Basın açıklamasında şu çarpıcı uyarılar yer aldı
• Su kaynakları köylerin ve çevredeki yerleşimlerin yaşam damarıdır. Maden çalışmaları bu damarları kurutacak, hem içme suyu hem tarım hem de hayvancılık bitecektir.
• Mera ve tarım alanları, köylülerin temel geçim kaynağıdır. Maden projeleriyle bu alanlar yok olacak, köyler nefessiz kalacaktır.
• Bölgede yaşayan endemik bitkiler ve yaban hayatı, ciddi tehdit altındadır. Bu, sadece ekolojik değil, kültürel bir yıkım anlamına gelmektedir.
• Doğal oluşumlar ve kültürel miras, maden ocaklarının gölgesinde yok olma riskiyle karşı karşıyadır.
“Ekolojik Yıkım, Sosyal ve Ekonomik Yıkımdır”
Açıklamayı yapan Koçgiri kurumları, şirketlerin kar hırsının binlerce canlının yaşam hakkından daha değerli olamayacağını vurguladı.
“Temiz hava, temiz su ve sağlıklı doğa herkesin hakkıdır.
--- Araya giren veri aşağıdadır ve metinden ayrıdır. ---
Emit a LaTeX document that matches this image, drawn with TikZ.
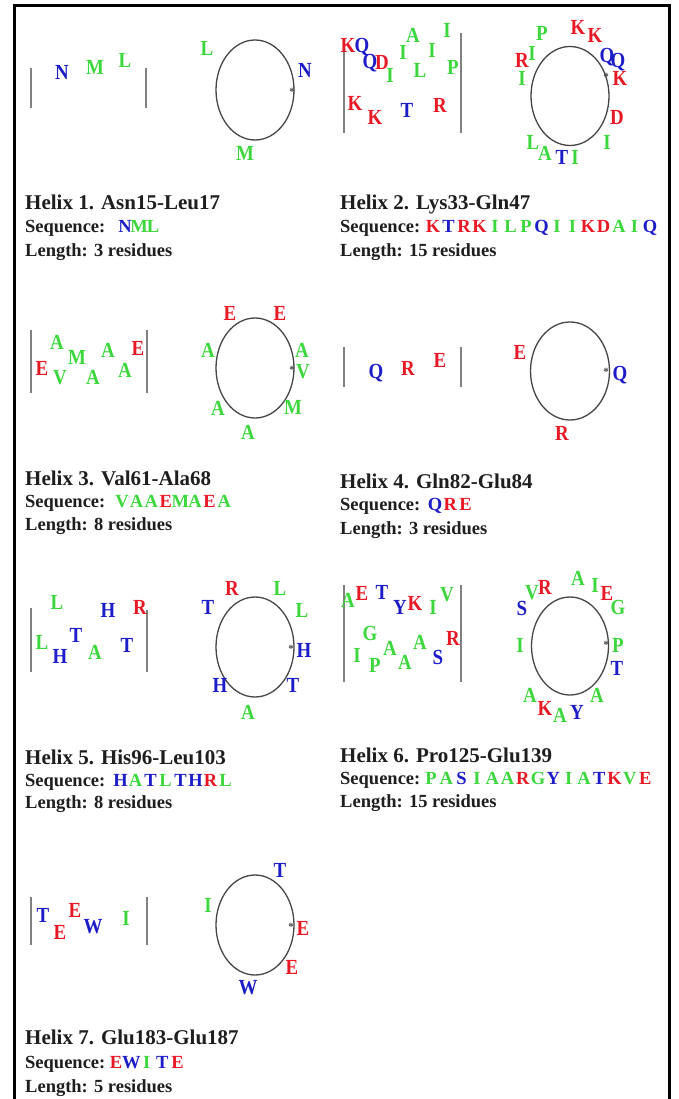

Bir şirketin kârı, binlerce canlının yaşam hakkından daha değerli olamaz. Ekolojik yıkım, sosyal ve ekonomik yıkımdır” denildi.
Dayanışma Çığlığı
Açıklama, sadece bölge halkının değil; Berlin, Frankfurt, Paris, Stuttgart, Wuppertal gibi birçok Avrupa kentinde faaliyet gösteren Koçgiri derneklerinin de imzasını taşıyor. Bu da mücadelenin yerel değil, uluslararası boyut kazandığını gösteriyor.
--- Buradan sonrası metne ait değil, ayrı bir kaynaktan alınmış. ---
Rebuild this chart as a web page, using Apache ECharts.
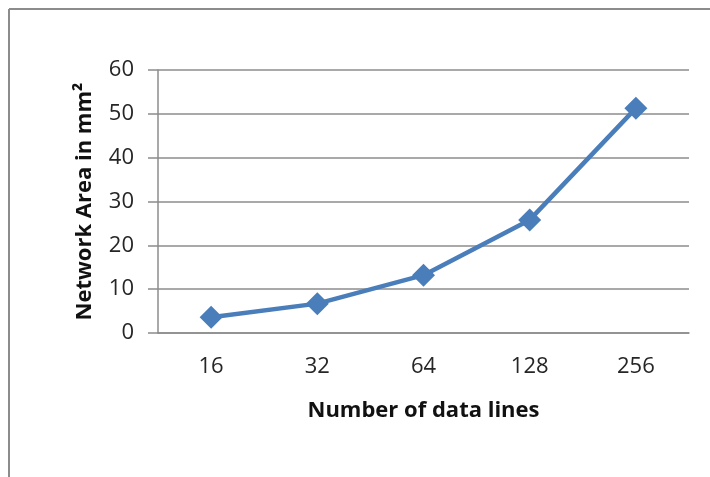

Koçgiri kurumları, kamuoyuna şu çağrıyı yaptı:
“Tüm duyarlı insanları, çevre örgütlerini ve demokratik kurumları Koçgiri’nin yanında olmaya davet ediyoruz. Çünkü kaybolan suyun, toprağın ve doğanın telafisi yoktur.”
“Koçgiri Susmayacak”
Koçgiri halkı ve kurumları, doğasına, suyuna ve yaşam alanlarına sahip çıkacaklarını kararlı bir dille ifade etti:
“Koçgiri susmayacak! Koçgiri’nin suyu, dağı ve doğası korunacaktır.”
Bu mücadele sadece Koçgiri’nin değil; temiz suya, temiz havaya, sağlıklı doğaya sahip çıkmak isteyen herkesin mücadelesi.